Still, there is a path. The strongest businesses will likely combine a few traits:
- A narrow use case that solves one pain point well
- Visible behavior change users can track
- Social reinforcement from families, classrooms, or teams
- A model beyond consumer impulse buys, such as education or employer sales
But there is a catch. Products in this space must avoid sounding smug. People do not want a lecture from a gadget. They want help.
What to watch next in screen time reduction startups
The next phase will be less about purity and more about integration. Expect products that work with phones rather than pretending phones can disappear. That could mean smarter scheduling, physical spaces designed around device limits, or services that blend hardware with accountability.
I would also watch for startups that tie reduced screen use to another outcome people already value, like better sleep, stronger study habits, family time, or team productivity. That is the smarter play. Selling less screen time alone is abstract. Selling a better evening routine is concrete.

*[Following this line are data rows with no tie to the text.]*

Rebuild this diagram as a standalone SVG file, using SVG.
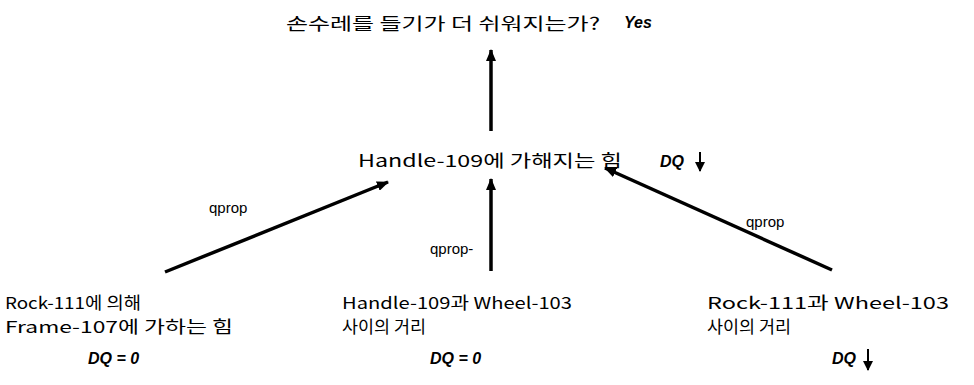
<svg xmlns="http://www.w3.org/2000/svg" width="974" height="385" viewBox="0 0 974 385">
  <style>
    .t { font-family: "Noto Sans CJK KR", "Liberation Sans", sans-serif; font-size: 17px; fill: #000; }
    .b { font-family: "Noto Sans CJK KR", "Liberation Sans", sans-serif; font-size: 16.5px; fill: #000; }
    .q { font-family: "Liberation Sans", "Noto Sans", sans-serif; font-size: 15px; fill: #000; }
    .dq { font-family: "Liberation Sans", sans-serif; font-size: 16px; font-weight: bold; font-style: italic; fill: #000; }
    .link { stroke: #000; stroke-width: 3.5; fill: none; marker-end: url(#head); }
    .down { stroke: #000; stroke-width: 2; fill: none; marker-end: url(#smallhead); }
  </style>
  <defs>
    <marker id="head" viewBox="0 0 12 10" refX="11" refY="5" markerWidth="12" markerHeight="10" markerUnits="userSpaceOnUse" orient="auto">
      <path d="M0,0 L12,5 L0,10 Z" fill="#000"/>
    </marker>
    <marker id="smallhead" viewBox="0 0 10 10" refX="9" refY="5" markerWidth="10" markerHeight="10" markerUnits="userSpaceOnUse" orient="auto">
      <path d="M0,0 L10,5 L0,10 Z" fill="#000"/>
    </marker>
  </defs>

  <!-- influence links with their labels -->
  <g id="connectors">
    <line class="link" x1="491" y1="131" x2="491" y2="50"/>
    <line class="link" x1="491" y1="271" x2="491" y2="179"/>
    <line class="link" x1="165" y1="272" x2="388" y2="182"/>
    <line class="link" x1="832" y1="270" x2="605" y2="168"/>
    <text class="q" x="209" y="213">qprop</text>
    <text class="q" x="430" y="254">qprop-</text>
    <text class="q" x="746" y="227">qprop</text>
  </g>

  <g id="goal">
    <text class="t" x="286" y="30" textLength="314" lengthAdjust="spacingAndGlyphs">손수레를 들기가 더 쉬워지는가?</text>
    <text class="dq" x="624" y="28">Yes</text>
  </g>

  <g id="handle-force">
    <text class="t" x="358" y="167" textLength="264" lengthAdjust="spacingAndGlyphs">Handle-109에 가해지는 힘</text>
    <text class="dq" x="660" y="167">DQ</text>
    <line class="down" x1="700" y1="152" x2="700" y2="171"/>
  </g>

  <g id="frame-force">
    <text class="b" x="5" y="309" textLength="136" lengthAdjust="spacingAndGlyphs">Rock-111에 의해</text>
    <text class="b" x="5" y="333" textLength="228" lengthAdjust="spacingAndGlyphs">Frame-107에 가하는 힘</text>
    <text class="dq" x="88" y="364">DQ = 0</text>
  </g>

  <g id="handle-wheel-distance">
    <text class="b" x="342" y="309" textLength="230" lengthAdjust="spacingAndGlyphs">Handle-109과 Wheel-103</text>
    <text class="b" x="342" y="333" textLength="84" lengthAdjust="spacingAndGlyphs">사이의 거리</text>
    <text class="dq" x="430" y="364">DQ = 0</text>
  </g>

  <g id="rock-wheel-distance">
    <text class="b" x="707" y="309" textLength="242" lengthAdjust="spacingAndGlyphs">Rock-111과 Wheel-103</text>
    <text class="b" x="707" y="333" textLength="84" lengthAdjust="spacingAndGlyphs">사이의 거리</text>
    <text class="dq" x="832" y="364">DQ</text>
    <line class="down" x1="868" y1="349" x2="868" y2="370"/>
  </g>
</svg>
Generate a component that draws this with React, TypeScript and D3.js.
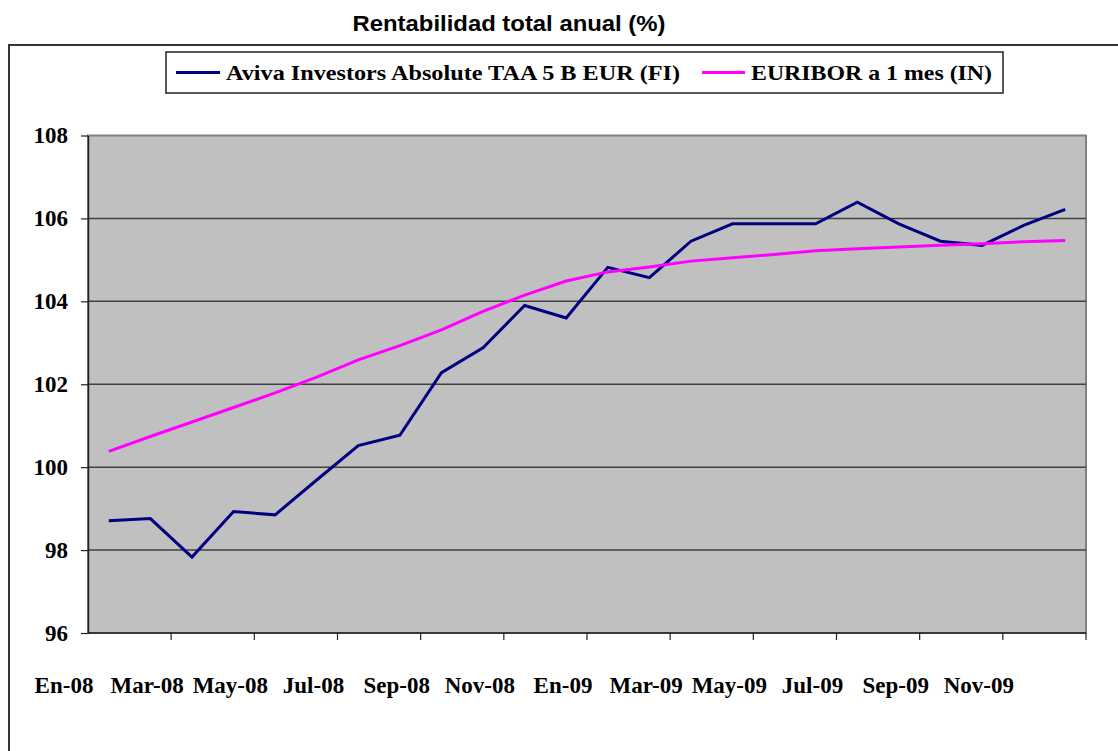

And here is the question founders in this sector need to answer fast. Are they building real tools for behavior change, or just premium accessories for digital guilt?
Where this goes from here
Tech has spent years fighting for every spare second in your day. Now a smaller set of companies wants to sell some of that time back to you. I think that idea has teeth, but only for startups willing to prove results in messy real life. The market is there. The patience for vague wellness hype is not. If these companies can make being offline feel easier, not performative, they might earn a durable place in consumer tech.